From grungy young hipsters to straight-edge, Lilly Pulitzer wearing mothers; from pristine new-born infants to that raisin-y looking neighbor no one can believe is still alive. Everybody, anywhere loves music.
Whether it’s the bouncy notes of Taylor Swift’s man-hater tracks, the oldie but goodies from that Guns and Roses CD you still play in your Sony Walkman, or the chill vibes of modern indie albums where all the sad, slow songs kind of sound the same.
Everyone has something that gets a foot tapping to the beat.
But when you hear the band name “Fifth Harmony,” do you think “Musical Genius”? Maybe you’re just a little too into the top 10 hits — more than what is considered socially acceptable these days?
You, my friend, are considered “basic” in the music world. Have no shame.

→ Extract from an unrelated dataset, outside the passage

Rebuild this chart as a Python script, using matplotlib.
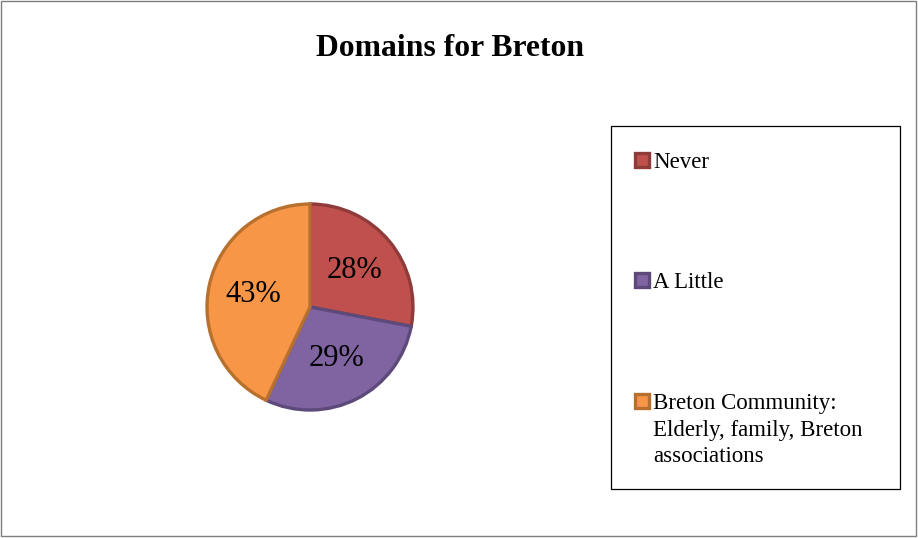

But as a top-10-lover, it is likely you have that hipster best friend who lives to talk about music. They talk about their love for music even more than they like to listen to it, and never fail to remind you that they “found that song before it got famous.”
This is usually the same friend who one-ups you at a party by reminiscing about that totally chill underground concert they went to barefoot the other night, where Sick Puppies played their new album with the moon as their only light, and everyone in the audience left spiritually enlightened.
Suddenly your public performance of rapping every lyric to Nicki Minaj’s “Monster” seems less cool.
So you’re a little more basic. Maybe not as in touch with the hipster scene? Well have no fear basic betches, there are ways to impress your hipster best friend. You need not live in his or her indie shadow any longer.
- Marvel at the Ease of Spotify
If you aren’t a natural born hipster with the uncanny ability to predict the next big hit, log into Spotify and discover the ease of finding new, under-the-radar music without even trying to. The work is already done for you, with playlists available to target your wannabe hipster needs.
Steer clear of the playlists titled “Teen Pop!” or “Songs That Get Basic Drunk Girls Excited,” and instead opt for the “Feel Good Indie Rock” or the “Hipster Vibes” collections that will expand your musical horizons to that of your anything-but-basic friend. Fake it ‘til you make it, right?
- Bask in the Nostalgia of Cover Bands
It’s impossible to always be the one finding new music first, so try impressing your friend with a revival of the old-timer’s. The perks? You’ll already know all the songs and won’t get stuck with a one-hit-wonder band attempting to promote tracks no one knows from their new album. (Yes, Fountains of Wayne, we’re looking at you. No one wants to hear anything but Stacy’s Mom.)
Watching a cover band will guarantee you a crowd full of excited groupies, and a cool new twist on music you know you love. We recommend Café Wha?, where the house band is sure to give you your fix of Rock n’ Roll and Reggae music.
- Did You Say Free?!
Not even the biggest music snob in the world would pass up a free concert. Do your homework (or let us do it for you) and find one of the upcoming free shows to drag that hipster friend of yours to. It may not be his or her idea of Coachella Weekend 1, but it’ll save you about $400 dollars, a flight across the country, and a flower crown. Free > Anything.
- Learn an Instrument
What’s more impressive than knowing the lyrics to the new song by Cold War Kids? Being able to strum it for your friends on a guitar. Watch your hipster friends’ jaws drop when you show off the soothing notes of one of the coolest up and coming indie rock bands. With the option of online tutorials, Guitar Books for Dummies, or one-on-one lessons, your basic music ways will be behind you in no time. Did you know the chorus to Neutral Milk Hotel’s “In the Aeroplane Over the Sea” is only four different chords…? Get strumming.
So if your indie best friends have been bragging a little too much about their off-the-beaten-path ways, keep them in check with a reminder that you too can be the music guru they all aspire to be.
You’re more than just a Top-40 Shorty, so prove it to your friends with some of these tips. We’ll find you with a guitar in hand at the next dimly lit, under-publicized Edward Sharpe and the Magnetic Zeros concert.